Pietrzak performed the song at the stage of his own political Kabaret pod Egidą as an ending theme. When the censors forbade the Cabaret to do an encore of it, it became habitual that it was sung by the audience. It gained popularity in the following years, with people copying it on tape recorders, and – during the emergence of Solidarity in 1980, it was often played from the workers radio stations and internal speakers. In June 1981 Pietrzak performed the song at the 19th National Festival of Polish Song in Opole, winning first-prize awards for the "hit song of the season" and "the audience choice."

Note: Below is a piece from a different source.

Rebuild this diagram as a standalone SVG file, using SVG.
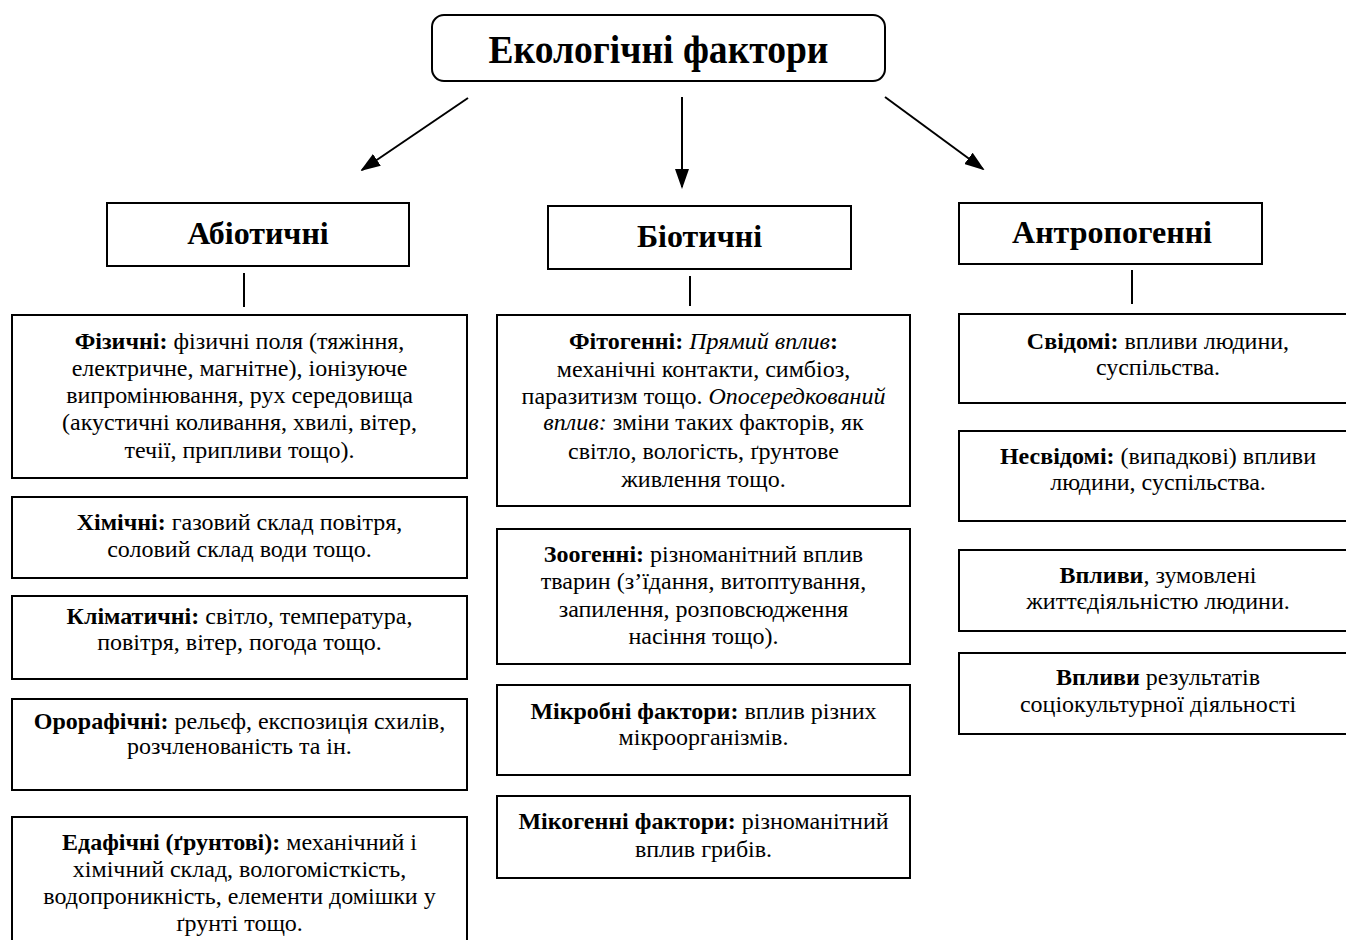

The communist authorities tried to repress the song, which is one of the reasons why, despite numerous performances – some gathering thousands of people on the streets, all chanting – there are no recordings from that period. One of the largest public performances took place in Warsaw, at the crossroads of major streets (Aleje Jerozolimskie and Marszałkowska Street). For his support of the anti-communist opposition, Pietrzak was arrested in the aftermath of the introduction of the martial law in Poland in 1981.

==Cultural significance==
In spite of its mainly historical context, the song resonated with the millions of people in communist Poland, particularly as a dream of freedom. It became one of the anthems of Solidarity. As Józef Tischner noted: "The solemn words of the song tell of the everlasting and indomitable Polish spirit". Eventually however it lost popularity, due to critical voices among some of the Solidarity advisors that the references contained in it were "nationalistic, chauvinistic and backward". Nonetheless, the song is still popular, and is often performed to a standing audience.

The song inspired Ronald Reagan to name his own speech after it: Let Poland be Poland. He also presented Pietrzak with an engraved plaque bearing that title. The song was also quoted by Queen Elizabeth II during her speech in the Polish parliament.